■ **PROBLEM DESCRIPTION**:
Leave out the pictures and repeat the data exactly.
##############################
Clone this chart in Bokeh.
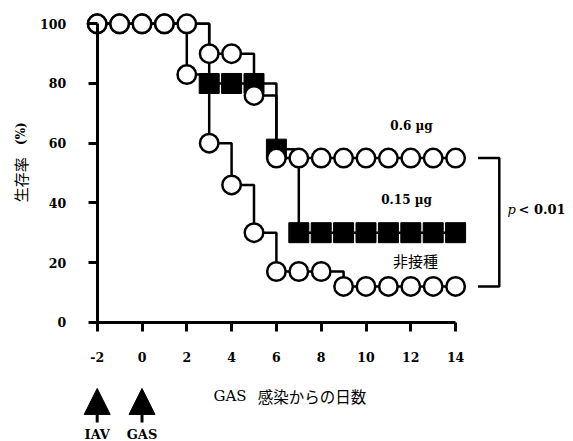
from bokeh.plotting import figure
from bokeh.models import Range1d, LinearAxis, FixedTicker, Label, Arrow, NormalHead
from bokeh.embed import file_html
from bokeh.resources import INLINE

# Survival (%) by day after GAS infection
days = list(range(-2, 15))
survival_06 = [100, 100, 100, 100, 100, 90, 90, 76, 55, 55, 55, 55, 55, 55, 55, 55, 55]
survival_015 = [100, 100, 100, 100, 100, 80, 80, 80, 58, 30, 30, 30, 30, 30, 30, 30, 30]
survival_ctrl = [100, 100, 100, 100, 83, 60, 46, 30, 17, 17, 17, 12, 12, 12, 12, 12, 12]

x_ticks = [-2, 0, 2, 4, 6, 8, 10, 12, 14]
y_ticks = [0, 20, 40, 60, 80, 100]

# Inoculation events shown as arrows under the time axis
event_days = [-2, 0]
event_names = ["IAV", "GAS"]

SERIF = "DejaVu Serif"
CJK = "Noto Sans CJK JP"
INK = "black"

p = figure(width=573, height=441,
           x_range=Range1d(-6.317, 19.263), y_range=Range1d(-39.98, 107.81),
           x_axis_type=None, y_axis_type=None,
           output_backend="svg", toolbar_location=None, min_border=0)
p.outline_line_color = None
p.background_fill_color = "white"

xaxis = LinearAxis(fixed_location=0, bounds=(-2.3, 14), ticker=FixedTicker(ticks=x_ticks))
yaxis = LinearAxis(fixed_location=-2, bounds=(0, 100), ticker=FixedTicker(ticks=y_ticks))
for ax in (xaxis, yaxis):
    ax.axis_line_width = 3
    ax.major_tick_line_width = 3
    ax.major_tick_out = 9
    ax.major_tick_in = 0
    ax.minor_tick_line_color = None
    ax.major_label_text_font = SERIF
    ax.major_label_text_font_style = "bold"
    ax.major_label_text_font_size = "12.5px"
    ax.major_label_text_color = INK
# plain hyphen for negative day labels
xaxis.major_label_overrides = {t: f"{t}" for t in x_ticks if t < 0}
xaxis.major_label_standoff = 21
yaxis.major_label_standoff = 22
p.add_layout(xaxis, "below")
p.add_layout(yaxis, "left")

# Step curves (value held until the next day)
for vals in (survival_ctrl, survival_015, survival_06):
    p.step(days, vals, mode="after", line_width=2.5, line_color=INK)

# 0.15 ug group: filled squares once it leaves the shared 100% start
sq_days = [d for d, v in zip(days, survival_015) if v < 100]
sq_vals = [v for v in survival_015 if v < 100]
p.scatter(sq_days, sq_vals, marker="square", size=20,
          fill_color=INK, line_color=INK)

# 0.6 ug and non-inoculated groups: open circles
for vals in (survival_06, survival_ctrl):
    p.scatter(days, vals, marker="circle", size=18.5,
              fill_color="white", line_color=INK, line_width=2.5)


def label(**kw):
    kw.setdefault("text_color", INK)
    kw.setdefault("text_baseline", "middle")
    p.add_layout(Label(**kw))


# Significance bracket between 0.6 ug and non-inoculated groups
bx0, bx1 = 15.0, 15.95
p.line([bx0, bx1, bx1, bx0],
       [survival_06[-1], survival_06[-1], survival_ctrl[-1], survival_ctrl[-1]],
       line_width=2.5, line_color=INK)
label(x=16.32, y=37.8, text="p", text_font=SERIF, text_font_style="italic",
      text_font_size="13px", text_align="left")
label(x=16.32, y=37.8, x_offset=11, text="< 0.01", text_font=SERIF,
      text_font_style="bold", text_font_size="13px", text_align="left")

# Group labels
label(x=12.03, y=65.9, text="0.6 µg", text_font=SERIF, text_font_style="bold",
      text_font_size="12px", text_align="center")
label(x=11.81, y=40.8, text="0.15 µg", text_font=SERIF, text_font_style="bold",
      text_font_size="12px", text_align="center")
label(x=12.21, y=20.7, text="非接種", text_font=CJK,
      text_font_size="15px", text_align="center")

# Axis titles
label(x=3.19, y=-24.6, text="GAS", text_font=SERIF, text_font_size="15px", text_align="left")
label(x=5.17, y=-24.6, text="感染からの日数", text_font=CJK, text_font_size="15.5px",
      text_align="left")
label(x=-5.42, y=47.7, text="生存率", text_font=CJK, angle=90, angle_units="deg",
      text_font_size="15px", text_align="center")
label(x=-5.42, y=63.2, text="(%)", text_font=SERIF, text_font_style="bold", angle=90,
      angle_units="deg", text_font_size="12px", text_align="center")

# Event arrows with their labels
for d, name in zip(event_days, event_names):
    p.add_layout(Arrow(end=NormalHead(size=26, fill_color=INK, line_color=INK),
                       x_start=d, y_start=-33.6, x_end=d, y_end=-22.2,
                       line_width=3, line_color=INK))
    label(x=d, y=-37.5, text=name, text_font=SERIF, text_font_style="bold",
          text_font_size="13px", text_align="center")

open("out.html", "w").write(file_html(p, INLINE))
##############################
■ **SOLUTION FOR THIS TASK**:
Clone this chart in Bokeh.
from bokeh.plotting import figure
from bokeh.models import Range1d, LinearAxis, FixedTicker, Label, Arrow, NormalHead
from bokeh.embed import file_html
from bokeh.resources import INLINE

# Survival (%) by day after GAS infection
days = list(range(-2, 15))
survival_06 = [100, 100, 100, 100, 100, 90, 90, 76, 55, 55, 55, 55, 55, 55, 55, 55, 55]
survival_015 = [100, 100, 100, 100, 100, 80, 80, 80, 58, 30, 30, 30, 30, 30, 30, 30, 30]
survival_ctrl = [100, 100, 100, 100, 83, 60, 46, 30, 17, 17, 17, 12, 12, 12, 12, 12, 12]

x_ticks = [-2, 0, 2, 4, 6, 8, 10, 12, 14]
y_ticks = [0, 20, 40, 60, 80, 100]

# Inoculation events shown as arrows under the time axis
event_days = [-2, 0]
event_names = ["IAV", "GAS"]

SERIF = "DejaVu Serif"
CJK = "Noto Sans CJK JP"
INK = "black"

p = figure(width=573, height=441,
           x_range=Range1d(-6.317, 19.263), y_range=Range1d(-39.98, 107.81),
           x_axis_type=None, y_axis_type=None,
           output_backend="svg", toolbar_location=None, min_border=0)
p.outline_line_color = None
p.background_fill_color = "white"

xaxis = LinearAxis(fixed_location=0, bounds=(-2.3, 14), ticker=FixedTicker(ticks=x_ticks))
yaxis = LinearAxis(fixed_location=-2, bounds=(0, 100), ticker=FixedTicker(ticks=y_ticks))
for ax in (xaxis, yaxis):
    ax.axis_line_width = 3
    ax.major_tick_line_width = 3
    ax.major_tick_out = 9
    ax.major_tick_in = 0
    ax.minor_tick_line_color = None
    ax.major_label_text_font = SERIF
    ax.major_label_text_font_style = "bold"
    ax.major_label_text_font_size = "12.5px"
    ax.major_label_text_color = INK
# plain hyphen for negative day labels
xaxis.major_label_overrides = {t: f"{t}" for t in x_ticks if t < 0}
xaxis.major_label_standoff = 21
yaxis.major_label_standoff = 22
p.add_layout(xaxis, "below")
p.add_layout(yaxis, "left")

# Step curves (value held until the next day)
for vals in (survival_ctrl, survival_015, survival_06):
    p.step(days, vals, mode="after", line_width=2.5, line_color=INK)

# 0.15 ug group: filled squares once it leaves the shared 100% start
sq_days = [d for d, v in zip(days, survival_015) if v < 100]
sq_vals = [v for v in survival_015 if v < 100]
p.scatter(sq_days, sq_vals, marker="square", size=20,
          fill_color=INK, line_color=INK)

# 0.6 ug and non-inoculated groups: open circles
for vals in (survival_06, survival_ctrl):
    p.scatter(days, vals, marker="circle", size=18.5,
              fill_color="white", line_color=INK, line_width=2.5)


def label(**kw):
    kw.setdefault("text_color", INK)
    kw.setdefault("text_baseline", "middle")
    p.add_layout(Label(**kw))


# Significance bracket between 0.6 ug and non-inoculated groups
bx0, bx1 = 15.0, 15.95
p.line([bx0, bx1, bx1, bx0],
       [survival_06[-1], survival_06[-1], survival_ctrl[-1], survival_ctrl[-1]],
       line_width=2.5, line_color=INK)
label(x=16.32, y=37.8, text="p", text_font=SERIF, text_font_style="italic",
      text_font_size="13px", text_align="left")
label(x=16.32, y=37.8, x_offset=11, text="< 0.01", text_font=SERIF,
      text_font_style="bold", text_font_size="13px", text_align="left")

# Group labels
label(x=12.03, y=65.9, text="0.6 µg", text_font=SERIF, text_font_style="bold",
      text_font_size="12px", text_align="center")
label(x=11.81, y=40.8, text="0.15 µg", text_font=SERIF, text_font_style="bold",
      text_font_size="12px", text_align="center")
label(x=12.21, y=20.7, text="非接種", text_font=CJK,
      text_font_size="15px", text_align="center")

# Axis titles
label(x=3.19, y=-24.6, text="GAS", text_font=SERIF, text_font_size="15px", text_align="left")
label(x=5.17, y=-24.6, text="感染からの日数", text_font=CJK, text_font_size="15.5px",
      text_align="left")
label(x=-5.42, y=47.7, text="生存率", text_font=CJK, angle=90, angle_units="deg",
      text_font_size="15px", text_align="center")
label(x=-5.42, y=63.2, text="(%)", text_font=SERIF, text_font_style="bold", angle=90,
      angle_units="deg", text_font_size="12px", text_align="center")

# Event arrows with their labels
for d, name in zip(event_days, event_names):
    p.add_layout(Arrow(end=NormalHead(size=26, fill_color=INK, line_color=INK),
                       x_start=d, y_start=-33.6, x_end=d, y_end=-22.2,
                       line_width=3, line_color=INK))
    label(x=d, y=-37.5, text=name, text_font=SERIF, text_font_style="bold",
          text_font_size="13px", text_align="center")

open("out.html", "w").write(file_html(p, INLINE))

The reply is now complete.